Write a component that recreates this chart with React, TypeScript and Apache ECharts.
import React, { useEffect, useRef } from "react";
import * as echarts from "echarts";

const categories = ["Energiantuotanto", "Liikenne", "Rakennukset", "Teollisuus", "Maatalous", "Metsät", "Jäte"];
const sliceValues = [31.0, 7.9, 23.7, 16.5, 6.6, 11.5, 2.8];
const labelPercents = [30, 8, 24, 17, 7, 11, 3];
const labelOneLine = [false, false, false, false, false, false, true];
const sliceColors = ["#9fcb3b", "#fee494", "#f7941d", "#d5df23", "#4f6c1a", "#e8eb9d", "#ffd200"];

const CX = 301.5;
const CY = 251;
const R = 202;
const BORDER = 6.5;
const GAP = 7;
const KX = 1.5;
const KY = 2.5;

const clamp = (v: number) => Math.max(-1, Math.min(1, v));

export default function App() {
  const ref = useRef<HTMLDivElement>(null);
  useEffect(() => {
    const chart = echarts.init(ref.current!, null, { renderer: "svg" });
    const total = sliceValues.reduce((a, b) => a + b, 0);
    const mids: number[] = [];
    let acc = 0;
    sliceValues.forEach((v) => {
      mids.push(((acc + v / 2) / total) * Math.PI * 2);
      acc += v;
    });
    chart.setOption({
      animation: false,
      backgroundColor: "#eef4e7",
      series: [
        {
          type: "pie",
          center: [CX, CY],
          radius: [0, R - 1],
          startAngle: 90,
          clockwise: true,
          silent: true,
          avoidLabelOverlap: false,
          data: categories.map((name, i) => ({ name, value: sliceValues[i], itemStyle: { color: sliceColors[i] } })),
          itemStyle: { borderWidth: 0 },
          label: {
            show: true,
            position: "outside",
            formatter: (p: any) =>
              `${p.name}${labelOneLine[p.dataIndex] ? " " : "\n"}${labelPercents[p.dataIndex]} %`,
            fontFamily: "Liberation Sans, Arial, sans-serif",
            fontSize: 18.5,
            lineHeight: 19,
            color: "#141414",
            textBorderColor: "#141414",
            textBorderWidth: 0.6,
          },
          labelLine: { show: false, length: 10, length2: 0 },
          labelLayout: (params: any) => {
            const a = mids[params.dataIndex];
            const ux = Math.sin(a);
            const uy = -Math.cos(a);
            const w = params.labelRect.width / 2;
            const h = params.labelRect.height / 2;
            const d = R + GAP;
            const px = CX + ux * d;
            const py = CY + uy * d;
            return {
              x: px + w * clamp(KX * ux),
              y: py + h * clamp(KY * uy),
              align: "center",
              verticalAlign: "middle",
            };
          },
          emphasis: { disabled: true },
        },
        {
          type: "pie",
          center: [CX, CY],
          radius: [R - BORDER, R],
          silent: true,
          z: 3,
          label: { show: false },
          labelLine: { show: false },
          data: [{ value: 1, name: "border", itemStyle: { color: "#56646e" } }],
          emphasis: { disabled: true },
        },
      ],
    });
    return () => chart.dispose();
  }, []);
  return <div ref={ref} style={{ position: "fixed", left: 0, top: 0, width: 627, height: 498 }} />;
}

---

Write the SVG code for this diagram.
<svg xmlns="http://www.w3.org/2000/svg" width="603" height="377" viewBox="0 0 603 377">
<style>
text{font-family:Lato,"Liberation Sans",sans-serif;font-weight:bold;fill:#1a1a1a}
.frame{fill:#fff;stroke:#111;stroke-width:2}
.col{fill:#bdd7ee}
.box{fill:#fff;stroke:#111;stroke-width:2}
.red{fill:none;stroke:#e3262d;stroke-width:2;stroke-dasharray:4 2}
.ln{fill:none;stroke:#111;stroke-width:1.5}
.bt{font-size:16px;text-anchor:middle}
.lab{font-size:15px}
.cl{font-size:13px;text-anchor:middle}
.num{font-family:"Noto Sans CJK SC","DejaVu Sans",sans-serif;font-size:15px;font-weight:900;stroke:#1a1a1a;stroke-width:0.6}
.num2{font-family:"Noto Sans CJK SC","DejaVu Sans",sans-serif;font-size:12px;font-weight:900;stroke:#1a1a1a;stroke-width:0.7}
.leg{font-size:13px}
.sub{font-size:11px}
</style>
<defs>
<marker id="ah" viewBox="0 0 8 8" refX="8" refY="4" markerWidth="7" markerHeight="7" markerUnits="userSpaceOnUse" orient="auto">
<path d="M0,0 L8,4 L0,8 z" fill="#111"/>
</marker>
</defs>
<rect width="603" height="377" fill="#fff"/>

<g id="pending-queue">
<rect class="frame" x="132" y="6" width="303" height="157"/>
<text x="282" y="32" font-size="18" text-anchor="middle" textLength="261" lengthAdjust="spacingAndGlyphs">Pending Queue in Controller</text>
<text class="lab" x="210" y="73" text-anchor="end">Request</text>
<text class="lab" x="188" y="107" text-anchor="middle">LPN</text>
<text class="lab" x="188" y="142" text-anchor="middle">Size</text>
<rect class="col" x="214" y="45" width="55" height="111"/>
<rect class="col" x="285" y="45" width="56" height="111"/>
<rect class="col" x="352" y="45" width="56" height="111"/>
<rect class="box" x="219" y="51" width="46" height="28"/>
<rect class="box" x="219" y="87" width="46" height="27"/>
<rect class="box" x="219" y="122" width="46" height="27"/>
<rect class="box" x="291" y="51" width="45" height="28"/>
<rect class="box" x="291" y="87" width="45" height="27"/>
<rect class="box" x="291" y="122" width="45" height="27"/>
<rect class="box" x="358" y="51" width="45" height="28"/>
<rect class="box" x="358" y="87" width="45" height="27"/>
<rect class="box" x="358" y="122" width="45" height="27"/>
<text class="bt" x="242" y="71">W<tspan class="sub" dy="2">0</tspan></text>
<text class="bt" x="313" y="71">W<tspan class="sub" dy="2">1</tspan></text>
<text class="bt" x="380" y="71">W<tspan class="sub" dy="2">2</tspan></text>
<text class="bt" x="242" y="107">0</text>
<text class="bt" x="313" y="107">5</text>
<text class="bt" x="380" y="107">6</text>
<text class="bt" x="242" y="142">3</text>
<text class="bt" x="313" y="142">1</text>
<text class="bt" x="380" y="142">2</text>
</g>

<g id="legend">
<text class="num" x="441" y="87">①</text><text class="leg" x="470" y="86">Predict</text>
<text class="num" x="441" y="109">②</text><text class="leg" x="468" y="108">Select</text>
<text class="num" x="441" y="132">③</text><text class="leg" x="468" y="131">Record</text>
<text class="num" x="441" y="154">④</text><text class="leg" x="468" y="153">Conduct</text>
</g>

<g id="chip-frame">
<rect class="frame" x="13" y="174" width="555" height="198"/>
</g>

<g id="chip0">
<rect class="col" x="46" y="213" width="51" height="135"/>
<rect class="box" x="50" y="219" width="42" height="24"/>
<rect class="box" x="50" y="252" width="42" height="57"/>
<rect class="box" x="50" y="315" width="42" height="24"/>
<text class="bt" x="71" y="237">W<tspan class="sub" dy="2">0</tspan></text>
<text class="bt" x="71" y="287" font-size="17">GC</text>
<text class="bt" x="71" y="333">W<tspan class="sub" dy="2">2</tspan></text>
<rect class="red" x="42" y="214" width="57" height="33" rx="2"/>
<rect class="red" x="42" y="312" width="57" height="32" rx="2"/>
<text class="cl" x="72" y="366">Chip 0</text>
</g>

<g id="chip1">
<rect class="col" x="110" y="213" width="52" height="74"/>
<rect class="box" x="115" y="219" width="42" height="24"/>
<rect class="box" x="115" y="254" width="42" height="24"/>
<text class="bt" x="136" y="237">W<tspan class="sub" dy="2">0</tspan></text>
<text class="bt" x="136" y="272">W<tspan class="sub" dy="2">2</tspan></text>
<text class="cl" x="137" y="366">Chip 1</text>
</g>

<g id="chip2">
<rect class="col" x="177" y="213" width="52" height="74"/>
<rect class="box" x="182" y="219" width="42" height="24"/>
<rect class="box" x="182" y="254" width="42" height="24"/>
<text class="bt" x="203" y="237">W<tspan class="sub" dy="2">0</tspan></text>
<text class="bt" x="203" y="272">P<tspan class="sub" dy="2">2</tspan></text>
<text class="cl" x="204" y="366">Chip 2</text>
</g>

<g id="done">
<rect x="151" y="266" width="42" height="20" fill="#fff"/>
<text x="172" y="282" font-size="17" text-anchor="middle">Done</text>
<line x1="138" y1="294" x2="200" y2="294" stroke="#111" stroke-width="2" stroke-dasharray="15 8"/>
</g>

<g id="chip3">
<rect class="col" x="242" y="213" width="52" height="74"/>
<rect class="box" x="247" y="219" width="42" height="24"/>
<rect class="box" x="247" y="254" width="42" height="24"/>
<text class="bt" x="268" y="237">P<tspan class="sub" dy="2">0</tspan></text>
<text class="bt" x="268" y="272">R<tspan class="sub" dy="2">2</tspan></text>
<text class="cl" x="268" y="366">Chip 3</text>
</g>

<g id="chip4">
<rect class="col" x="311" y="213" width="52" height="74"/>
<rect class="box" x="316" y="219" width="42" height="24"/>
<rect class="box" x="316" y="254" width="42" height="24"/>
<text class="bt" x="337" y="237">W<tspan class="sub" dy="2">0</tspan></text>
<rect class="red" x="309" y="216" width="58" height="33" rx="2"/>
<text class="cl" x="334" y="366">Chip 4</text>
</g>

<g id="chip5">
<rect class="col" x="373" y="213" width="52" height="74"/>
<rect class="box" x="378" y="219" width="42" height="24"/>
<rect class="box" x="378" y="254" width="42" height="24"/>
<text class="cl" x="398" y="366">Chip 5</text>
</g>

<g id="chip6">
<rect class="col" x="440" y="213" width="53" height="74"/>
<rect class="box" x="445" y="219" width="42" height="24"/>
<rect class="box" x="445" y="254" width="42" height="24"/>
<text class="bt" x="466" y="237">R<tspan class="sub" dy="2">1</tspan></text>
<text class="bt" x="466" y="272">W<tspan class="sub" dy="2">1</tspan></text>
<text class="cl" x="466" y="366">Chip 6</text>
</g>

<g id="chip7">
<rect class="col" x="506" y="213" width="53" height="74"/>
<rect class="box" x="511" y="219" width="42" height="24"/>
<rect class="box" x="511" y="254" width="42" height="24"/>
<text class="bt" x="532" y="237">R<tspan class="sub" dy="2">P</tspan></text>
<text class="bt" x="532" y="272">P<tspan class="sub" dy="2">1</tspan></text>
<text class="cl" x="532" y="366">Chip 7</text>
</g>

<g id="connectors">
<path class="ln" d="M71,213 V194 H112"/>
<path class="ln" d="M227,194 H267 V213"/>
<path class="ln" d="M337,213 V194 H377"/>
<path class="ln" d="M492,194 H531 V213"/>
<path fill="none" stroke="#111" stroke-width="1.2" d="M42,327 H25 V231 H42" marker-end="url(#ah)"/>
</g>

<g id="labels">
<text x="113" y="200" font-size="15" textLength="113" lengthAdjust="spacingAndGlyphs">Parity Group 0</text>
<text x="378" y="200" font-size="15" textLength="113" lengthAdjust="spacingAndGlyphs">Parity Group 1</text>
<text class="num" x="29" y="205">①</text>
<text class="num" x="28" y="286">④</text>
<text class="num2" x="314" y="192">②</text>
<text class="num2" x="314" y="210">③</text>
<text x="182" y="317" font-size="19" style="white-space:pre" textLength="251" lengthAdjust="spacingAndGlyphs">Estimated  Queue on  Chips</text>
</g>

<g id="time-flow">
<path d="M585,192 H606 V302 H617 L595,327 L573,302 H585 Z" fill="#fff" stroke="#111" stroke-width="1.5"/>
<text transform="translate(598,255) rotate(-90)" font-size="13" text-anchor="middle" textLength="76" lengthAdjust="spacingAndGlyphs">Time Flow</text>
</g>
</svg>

> [WORK TO COMPLETE]:
Print exactly the lines above from the one with "Write a component" to the one with "import * as", including both.

> [WRITTEN ANSWER]:
Write a component that recreates this chart with React, TypeScript and Apache ECharts.
import React, { useEffect, useRef } from "react";
import * as echarts from "echarts";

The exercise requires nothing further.